Show all lines from the data that include the word "this".

[A block of data]
########

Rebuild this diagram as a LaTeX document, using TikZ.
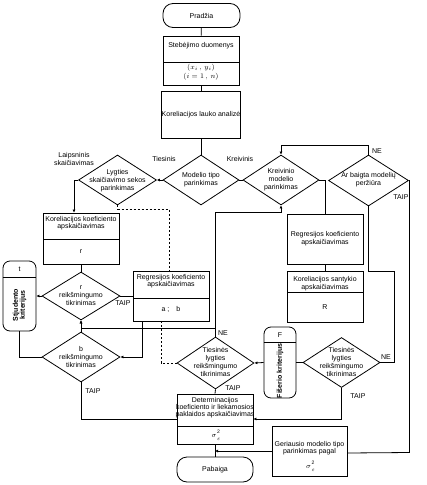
\documentclass[tikz,border=0pt]{standalone}
\usepackage{fontspec}
\setmainfont{Liberation Sans}
\usetikzlibrary{shapes.geometric,arrows.meta}
\newcommand{\dfont}{\fontsize{7}{8}\selectfont}
\newcommand{\tfont}{\fontsize{7}{7}\selectfont}
\newcommand{\sfont}{\fontsize{7}{6.5}\selectfont}
\newcommand{\sigmae}{$\sigma$\kern0.6pt\raisebox{-3pt}{\fontsize{5}{5}\selectfont\shortstack[l]{2\\[1.5pt]$\varepsilon$}}}
\begin{document}
\begin{tikzpicture}[x=1pt,y=-1pt,
  box/.style={draw, line width=0.8pt, rectangle, inner sep=0pt, align=center, font=\dfont},
  dia/.style={draw, line width=0.8pt, diamond, inner sep=0pt},
  txt/.style={align=center, font=\dfont, inner sep=0pt},
  lbl/.style={font=\dfont, inner sep=0pt},
  ln/.style={line width=0.8pt},
  arr/.style={line width=0.8pt, -{Latex[length=3pt,width=3pt]}},
  dsh/.style={line width=0.8pt, dash pattern=on 2pt off 2pt}]
\useasboundingbox (0,0) rectangle (427,485);
% --- main column
\node[box, rounded corners=10pt, minimum width=77pt, minimum height=24pt] (start) at (201.5,15.5) {Pradžia};
\node[box, minimum width=76pt, minimum height=26pt] (stebA) at (201,49) {};
\node[txt] (stebAt) at (201,46) {Stebėjimo duomenys};
\node[box, minimum width=76pt, minimum height=23pt] (stebB) at (201,73.5) {};
\node[txt] (stebBt) at (201,72) {$(x_i\,,\,y_i)$\\[1pt]$(i=1\,,\,n)$};
\node[box, minimum width=76pt, minimum height=47pt] (korl) at (201,114.5) {Koreliacijos lauko analizė};
% --- decision row
\node[dia, minimum width=76pt, minimum height=50pt] (mod) at (201,180) {};
\node[txt] (modt) at (201,180) {Modelio tipo\\parinkimas};
\node[dia, minimum width=78pt, minimum height=50pt] (lyg) at (117.5,180) {};
\node[txt] (lygt) at (117.5,180.5) {Lygties\\skaičiavimo sekos\\parinkimas};
\node[dia, minimum width=76pt, minimum height=50pt] (kre) at (281,180) {};
\node[txt] (kret) at (281,180) {Kreivinio\\modelio\\parinkimas};
\node[dia, minimum width=80pt, minimum height=51pt] (ar) at (368.5,180.5) {};
\node[txt] (art) at (368.5,179.5) {Ar baigta modelių\\peržiūra};
% --- left branch
\node[box, minimum width=76pt, minimum height=26pt] (kkA) at (81,226) {};
\node[txt, font=\tfont] (kkAt) at (81,223.5) {Koreliacijos koeficiento\\apskaičiavimas};
\node[box, minimum width=76pt, minimum height=25pt] (kkB) at (81,251.5) {r};
\node[dia, minimum width=78pt, minimum height=48pt] (rdia) at (81,296) {};
\node[txt] (rdiat) at (81,296) {r\\reikšmingumo\\tikrinimas};
\node[dia, minimum width=78pt, minimum height=50pt] (bdia) at (81,357) {};
\node[txt] (bdiat) at (81,357) {b\\reikšmingumo\\tikrinimas};
\node[box, rounded corners=7pt, minimum width=33pt, minimum height=70pt] (stj) at (19.5,296) {};
\draw[ln] ([yshift=-17pt]stj.north west) -- ([yshift=-17pt]stj.north east);
\node[txt] (stjt) at (19.5,269.5) {t};
\node[txt, rotate=90, font=\bfseries\tfont] (stjk) at (19.5,305) {Stjudento\\kriterijus};
\node[box, minimum width=76pt, minimum height=27pt] (rgA) at (171,284.5) {};
\node[txt, font=\tfont] (rgAt) at (171,281.5) {Regresijos koeficiento\\apskaičiavimas};
\node[box, minimum width=76pt, minimum height=23pt] (rgB) at (171,309.5) {a ;\quad b};
% --- right branch
\node[box, minimum width=76pt, minimum height=50pt] (rg2) at (325,239) {Regresijos koeficiento\\apskaičiavimas};
\node[box, minimum width=76pt, minimum height=21pt] (ksA) at (325,281.5) {};
\node[txt] (ksAt) at (325,284) {Koreliacijos santykio\\apskaičiavimas};
\node[box, minimum width=76pt, minimum height=30pt] (ksB) at (325,307) {R};
% --- significance tests
\node[dia, minimum width=77pt, minimum height=52pt] (t1) at (215.5,363) {};
\node[txt] (t1t) at (215.5,362) {Tiesinės\\lygties\\reikšmingumo\\tikrinimas};
\node[box, rounded corners=7pt, minimum width=32pt, minimum height=71pt] (fis) at (280,362.5) {};
\draw[ln] ([yshift=-16pt]fis.north west) -- ([yshift=-16pt]fis.north east);
\node[txt] (fist) at (280,335) {F};
\node[txt, rotate=90, font=\bfseries\tfont] (fisk) at (280,371) {Fišerio kriterijus};
\node[dia, minimum width=77pt, minimum height=50pt] (t2) at (341.5,362.5) {};
\node[txt] (t2t) at (341.5,362) {Tiesinės\\lygties\\reikšmingumo\\tikrinimas};
% --- bottom
\node[box, minimum width=76pt, minimum height=32pt] (dtA) at (215,410) {};
\node[txt, font=\sfont] (dtAt) at (215,407.5) {Determinacijos\\koeficiento ir liekamosios\\paklaidos apskaičiavimas};
\node[box, minimum width=76pt, minimum height=18pt] (dtB) at (215,435) {};
\node[txt] (dtBt) at (216,435) {\sigmae};
\node[box, rounded corners=10pt, minimum width=76pt, minimum height=25pt] (end) at (215,469.5) {Pabaiga};
\node[box, minimum width=75pt, minimum height=50pt] (ger) at (309.5,451) {};
\node[txt, font=\sfont] (gert) at (309.5,448) {Geriausio modelio tipo\\parinkimas pagal};
\node[txt] (gers) at (310.5,466) {\sigmae};
% --- labels
\node[lbl] (l1) at (164,159) {Tiesinis};
\node[lbl] (l2) at (240,159) {Kreivinis};
\node[lbl, align=center] (l3) at (74,159) {Laipsninis\\skaičiavimas};
\node[lbl] (l4) at (377,151) {NE};
\node[lbl] (l5) at (401,197) {TAIP};
\node[lbl] (l6) at (123,303) {TAIP};
\node[lbl] (l7) at (223,333) {NE};
\node[lbl] (l8) at (386,357) {NE};
\node[lbl] (l9) at (233,388) {TAIP};
\node[lbl] (l10) at (358,396) {TAIP};
\node[lbl] (l11) at (93,391) {TAIP};
% --- connectors
\draw[ln] (start) -- (stebA);
\draw[ln] (stebB) -- (korl);
\draw[ln] (korl) -- (mod);
\draw[arr] (mod.west) -- (lyg.east);
\draw[ln] (mod.east) -- (kre.west);
\draw[arr] (lyg.west) -| ([xshift=-7pt]kkA.north);
\draw[dsh] (lyg.south) -- ++(0,4) -| ([xshift=-2pt]rgA.north);
\draw[ln] (kkB) -- (rdia);
\draw[ln] (rdia.east) -- ([yshift=-11.5pt]rgA.west);
\draw[arr] (rdia.west) -- (stj.east);
\draw[ln] (stj.south) |- (bdia.west);
\draw[arr] (bdia.north) -- (rdia.south);
\draw[arr] (t1.north) -- ++(0,-124) -| (kre.south);
\draw[arr] ([yshift=8pt]t1.north) -| (rdia.south);
\draw[arr] ([xshift=-29pt]rgB.south) |- (bdia.east);
\draw[dsh] ([xshift=-10pt]rgB.south) |- (t1.west);
\draw[ln] (kre.east) -| (rg2.north);
\draw[ln] (rg2) -- (ksA);
\draw[arr] (ar.north) -- ++(0,-9) -| (kre.north);
\draw[ln] (ar.east) -| ++(0.5,272) -- (ger.east |- 0,453);
\draw[ln] (t2.east) -- ++(14,0) |- ([yshift=-65pt]ar.south) -- (ar.south);
\draw[arr] (fis.west) -- (t1.east);
\draw[ln] (fis.east) -- (t2.west);
\draw[ln] (t1.south) -- (dtA.north);
\draw[arr] (t2.south) |- ([yshift=-9pt]dtA.east);
\draw[ln] (bdia.south) |- ([yshift=-9pt]dtA.west);
\draw[ln] (dtB) -- (end);
\draw[arr] (ger.west) -- (ger.west -| end.north);
\end{tikzpicture}
\end{document}
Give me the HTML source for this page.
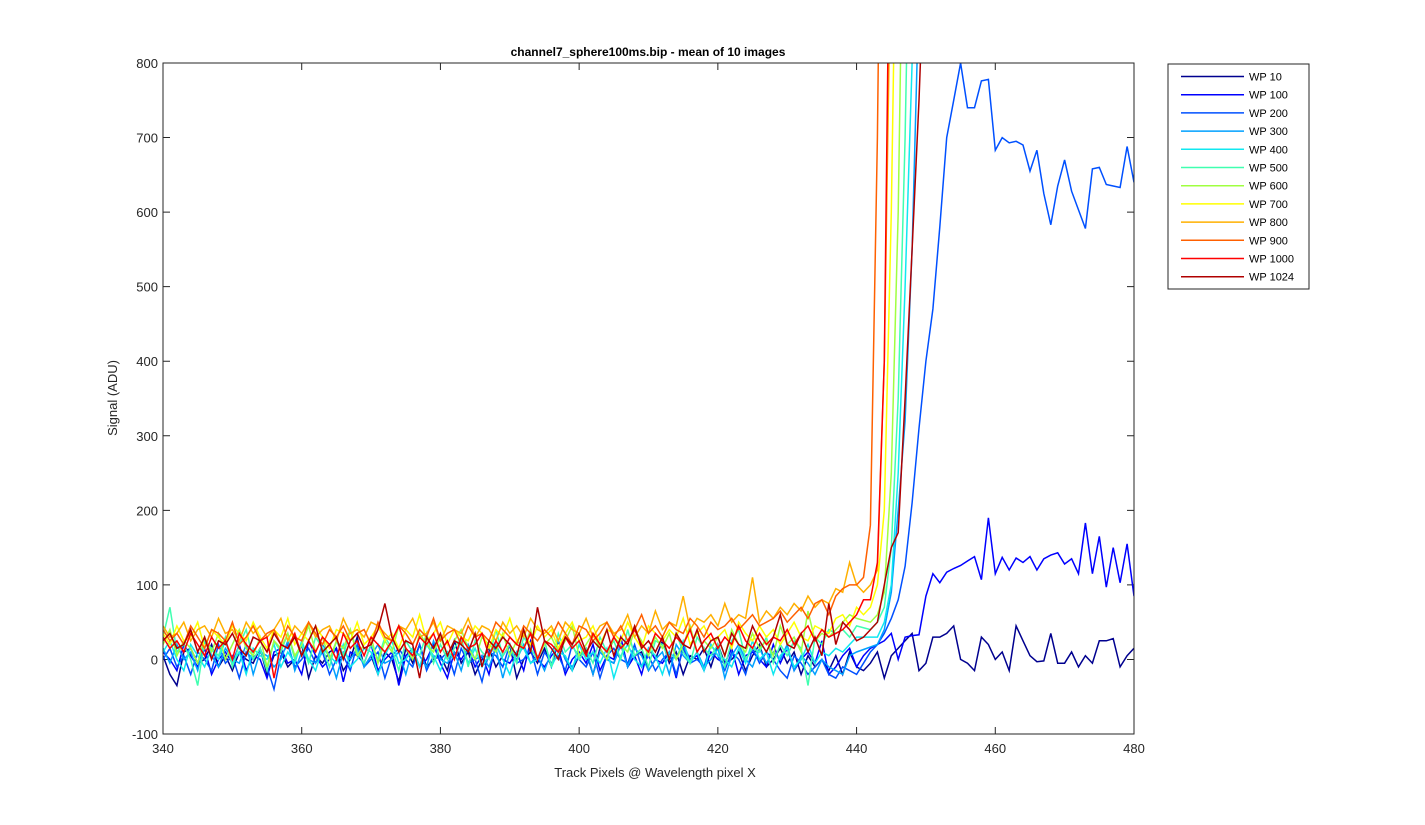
<!DOCTYPE html>
<html><head><meta charset="utf-8"><style>
body{margin:0;background:#fff;}
svg{display:block;font-family:"Liberation Sans",Arial,sans-serif;}
</style></head><body>
<svg id="chart" width="1425" height="825">
<rect x="0" y="0" width="1425" height="825" fill="#fff"/>
<defs><clipPath id="clip"><rect x="163" y="63" width="971" height="671"/></clipPath></defs>
<text x="648" y="56" text-anchor="middle" font-size="12" font-weight="bold" fill="#000">channel7_sphere100ms.bip - mean of 10 images</text>
<g id="axes"></g>
<g id="lines" clip-path="url(#clip)"></g>
<rect x="163" y="63" width="971" height="671" fill="none" stroke="#262626" stroke-width="1"/>
<text x="655" y="777" text-anchor="middle" font-size="13" fill="#262626">Track Pixels @ Wavelength pixel X</text>
<text transform="translate(117,398) rotate(-90)" text-anchor="middle" font-size="13" fill="#262626">Signal (ADU)</text>
<g id="legend"></g>
</svg>
<script>
const xTicks=[340,360,380,400,420,440,460,480];
const yTicks=[-100,0,100,200,300,400,500,600,700,800];
const seriesNames=["WP 10","WP 100","WP 200","WP 300","WP 400","WP 500","WP 600","WP 700","WP 800","WP 900","WP 1000","WP 1024"];
const seriesColors=["#00008f","#0000ff","#0050ff","#00a0ff","#10e8f0","#40ffb0","#a0ff40","#ffff00","#ffb000","#ff6000","#ff0000","#b00000"];
const noise0=[5,-20,-35,10,15,-5,0,20,-10,5,-15,10,0,-5,15,-20,5,10,-10,0,20,-25,5,-5,10,15,-15,0,30,-10,5,-20,10,0,-30,15,-5,20,-10,0,5,-15,25,-5,10,-20,0,15,-10,5,20,-25,0,10,-5,15,-10,25,0,-15,5,10,-20,15,0,-5,20,-10,5,10,-15,0,25,-5,10,-20,5,0,15,-10,20,-5,0,10,-15,5,20,-10,0,15,-5,10,-20,5,-10,0,-15,5,-20,10,-10,5];
const noise1=[10,0,-15,20,5,-10,15,-20,0,10,-5,20,-15,5,0,-25,10,15,-5,0,-20,25,5,-10,0,15,-30,10,5,-5,20,-15,0,10,-35,5,15,-10,0,20,-5,-25,10,0,15,-10,5,-20,20,0,-5,10,-15,25,0,-10,5,15,-20,0,10,-5,20,-15,5,0,30,-10,5,-20,15,0,-5,10,-25,20,0,5,-15,10,0,-5,15,-20,5,10,0,-10,20,-5,15,-15,0,10,-5,25,-20,-10,5,15];
const noise2=[0,15,-10,5,-20,10,0,-15,20,-5,5,-25,10,0,15,-10,-40,5,20,-10,0,15,-5,10,-20,0,5,-15,20,-10,0,10,-25,5,15,0,-10,20,-15,5,0,10,-20,15,-5,0,-30,10,5,-10,20,-5,0,15,-20,10,-5,5,-15,20,0,-10,10,-25,5,15,0,-5,20,-10,5,-15,0,10,-20,15,-5,0,-10,20,5,-15,10,0,-20,15,-5,10,0,-15,-25,5,-5,-20,-10,0,-20,-25,-10];
const noise3=[15,-5,20,0,10,-15,25,5,-10,15,0,-5,20,-20,10,5,-10,0,25,-15,10,0,-5,20,5,-25,10,0,15,-10,5,20,-5,0,10,-20,15,5,-10,25,0,-5,10,-15,20,0,5,-10,15,-25,10,0,20,-5,5,-15,10,25,0,-10,5,15,-20,10,0,-5,20,-10,15,5,-15,0,10,-20,20,5,-5,10,-10,0,15,-25,5,20,0,-10,15,-5,10,0,20,-15,5,-5,-20,0,-10,-15,-20,5,10];
const noise4=[10,25,0,-15,20,5,-10,15,0,25,-5,10,-20,15,5,0,20,-10,10,-5,25,0,-15,15,5,-5,20,-10,0,15,10,-20,5,25,-5,0,15,-10,20,5,-15,10,0,25,-5,15,-10,5,20,0,-20,10,15,-5,0,25,-10,10,5,-15,20,0,10,-5,15,-25,5,20,0,-10,15,5,-20,10,0,25,-5,10,-15,20,5,0,-10,15,-5,25,0,10,-20,5,15,-10,0,20,-5,10,5,15,10,20,30];
const noise5=[30,70,10,20,0,-35,25,15,5,30,-10,20,40,0,15,-15,25,10,35,0,20,-5,30,15,-10,25,5,40,10,-5,20,0,30,15,-15,25,10,5,35,-5,20,0,15,30,-10,25,10,0,40,5,20,-5,30,15,0,25,-10,35,10,20,0,15,-5,30,10,25,0,40,5,15,-10,25,20,0,35,10,-5,30,15,5,20,-10,25,40,0,15,10,30,-5,20,5,25,15,-35,30,20,40,35,40,30,45];
const noise6=[20,40,5,25,15,-5,30,10,35,0,20,40,15,5,30,-10,25,15,35,5,20,45,10,30,0,25,15,40,5,20,30,-5,25,10,45,15,0,35,20,10,30,5,25,40,15,0,30,20,10,35,5,25,15,40,0,20,30,10,25,45,5,20,35,15,0,30,20,10,40,25,5,30,15,35,0,20,45,10,25,15,30,5,40,20,10,35,15,25,5,45,20,30,10,65,25,35,30,40,50,60,55];
const noise7=[35,20,45,25,30,50,15,40,30,20,45,35,25,50,30,15,40,30,55,20,35,25,45,30,15,40,35,25,50,20,30,45,25,35,15,40,30,60,25,35,50,20,40,30,25,45,35,15,40,30,55,25,35,20,45,30,40,15,35,50,25,30,45,20,40,35,25,50,30,15,45,35,25,40,30,55,20,35,45,25,30,40,15,50,35,25,45,30,40,20,35,50,30,25,45,40,35,55,60,45,70,75];
const noise8=[45,30,35,50,25,40,45,30,55,35,40,25,50,35,45,30,40,55,25,45,35,50,30,40,45,25,55,35,40,30,50,45,35,25,45,40,55,30,35,50,25,45,40,35,55,30,45,40,25,50,35,45,30,55,40,35,45,25,50,40,35,55,30,45,50,35,40,60,30,45,35,65,40,50,45,85,40,55,50,60,45,75,50,60,55,110,50,65,55,70,60,75,65,85,70,80,75,95,90,130,100,110,95];
const noise9=[40,25,35,20,45,30,15,40,35,25,50,20,30,45,25,35,40,20,45,30,25,50,35,20,40,30,45,25,35,40,20,50,30,25,45,35,20,40,30,55,25,35,40,20,45,30,35,25,50,40,30,20,45,35,25,40,30,50,35,20,45,40,25,35,50,30,45,25,40,60,35,45,30,50,40,35,55,45,30,50,40,45,55,40,50,60,45,50,55,65,50,60,70,55,75,80,60,85,95,100,110,105,115];
const noise10=[30,15,25,10,35,20,5,30,15,25,0,35,20,10,25,30,-25,20,15,35,5,25,10,30,20,0,35,15,25,5,30,20,10,25,45,15,5,30,20,35,10,25,0,30,15,20,35,5,25,10,30,20,15,35,0,25,20,10,30,15,25,5,35,20,10,30,15,25,40,20,10,35,25,15,30,20,40,10,25,35,15,30,20,45,25,15,35,20,30,25,40,20,35,45,25,40,30,35,40,50,60,55,70];
const noise11=[25,35,15,20,40,10,30,0,25,20,35,15,5,30,25,10,35,20,15,30,5,25,45,10,20,30,0,25,35,15,20,40,75,30,10,25,20,-25,30,15,35,5,25,20,10,35,-10,25,15,30,20,5,40,10,70,25,15,0,30,20,35,10,25,15,40,5,30,20,45,15,25,10,30,0,35,20,15,40,10,25,30,5,35,20,15,45,25,10,30,60,20,15,35,10,30,5,75,20,50,40,25,30];
const tailStart=[441,440,440,443,443,442,442,441,441,440,441,443];
const tail0=[-15,-5,10,-25,5,15,25,35,-15,-5,30,30,35,45,0,-5,-15,30,20,0,10,-15,45,25,5,-3,-2,35,-5,-5,10,-10,5,-5,25,25,28,-10,5,15];
const tail1=[-10,5,15,20,25,35,0,30,32,33,85,115,103,117,122,126,132,138,107,190,115,137,120,136,130,138,120,135,140,143,128,135,115,183,115,165,97,150,103,155,85];
const tail2=[-20,-5,10,20,35,55,80,125,210,310,400,470,580,700,750,800,740,740,776,778,683,700,693,695,690,655,683,625,583,635,670,628,603,578,658,660,637,635,633,688,640];
const tail3=[20,40,90,200,320,550,900,2000];
const tail4=[30,50,100,250,500,800,1500];
const tail5=[40,50,70,150,350,700,1200];
const tail6=[50,60,90,250,600,1200];
const tail7=[60,70,100,200,600,1200];
const tail8=[90,100,120,400,1000,2000];
const tail9=[100,110,180,700,1500,2000];
const tail10=[80,80,130,400,1200,2000];
const tail11=[50,100,150,170,350,550,750,1000,2000];
const noises=[noise0,noise1,noise2,noise3,noise4,noise5,noise6,noise7,noise8,noise9,noise10,noise11];
const tails=[tail0,tail1,tail2,tail3,tail4,tail5,tail6,tail7,tail8,tail9,tail10,tail11];

const X0=163,X1=1134,Y0=734,Y1=63;
const xs=v=>X0+(v-340)/(480-340)*(X1-X0);
const ys=v=>Y0-(v+100)/(900)*(Y0-Y1);
const NS="http://www.w3.org/2000/svg";
const axes=document.getElementById('axes');
xTicks.forEach(t=>{
  const x=xs(t);
  const l=document.createElementNS(NS,'path');
  l.setAttribute('d',`M${x},${Y0}V${Y0-7}M${x},${Y1}V${Y1+7}`);
  l.setAttribute('stroke','#262626');
  
  
  axes.appendChild(l);
  const tx=document.createElementNS(NS,'text');
  tx.setAttribute('x',x);tx.setAttribute('y',Y0+19);tx.setAttribute('text-anchor','middle');
  tx.setAttribute('font-size','13');tx.setAttribute('fill','#262626');
  tx.textContent=t;
  
  
  axes.appendChild(tx);
});
yTicks.forEach(t=>{
  const y=ys(t);
  const l=document.createElementNS(NS,'path');
  l.setAttribute('d',`M${X0},${y}H${X0+7}M${X1},${y}H${X1-7}`);
  l.setAttribute('stroke','#262626');
  
  
  axes.appendChild(l);
  const tx=document.createElementNS(NS,'text');
  tx.setAttribute('x',X0-5);tx.setAttribute('y',y+5);tx.setAttribute('text-anchor','end');
  tx.setAttribute('font-size','13');tx.setAttribute('fill','#262626');
  tx.textContent=t;
  
  
  axes.appendChild(tx);
});
const lines=document.getElementById('lines');
seriesNames.forEach((name,s)=>{
  const pts=[];
  const n=noises[s],st=tailStart[s];
  for(let i=0;i<n.length&&340+i<st;i++) pts.push([xs(340+i),ys(n[i])]);
  tails[s].forEach((v,i)=>pts.push([xs(st+i),ys(v)]));
  const p=document.createElementNS(NS,'polyline');
  p.setAttribute('points',pts.map(q=>q[0].toFixed(1)+','+q[1].toFixed(1)).join(' '));
  p.setAttribute('fill','none');p.setAttribute('stroke',seriesColors[s]);p.setAttribute('stroke-width','1.5');
  
  
  lines.appendChild(p);
});
const leg=document.getElementById('legend');
const box=document.createElementNS(NS,'rect');
box.setAttribute('x',1168);box.setAttribute('y',64);box.setAttribute('width',141);box.setAttribute('height',225);
box.setAttribute('fill','#fff');box.setAttribute('stroke','#262626');


leg.appendChild(box);
seriesNames.forEach((name,s)=>{
  const y=76.5+s*18.2;
  const l=document.createElementNS(NS,'line');
  l.setAttribute('x1',1181);l.setAttribute('x2',1244);l.setAttribute('y1',y);l.setAttribute('y2',y);
  l.setAttribute('stroke',seriesColors[s]);l.setAttribute('stroke-width','1.5');
  
  
  leg.appendChild(l);
  const t=document.createElementNS(NS,'text');
  t.setAttribute('x',1249);t.setAttribute('y',y+4);t.setAttribute('font-size','11');t.setAttribute('fill','#000');
  t.textContent=name;
  
  
  leg.appendChild(t);
});
</script>
</body></html>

########

- **RESULT BELOW**
Rebuild this diagram as a LaTeX document, using TikZ.
Give me the HTML source for this page.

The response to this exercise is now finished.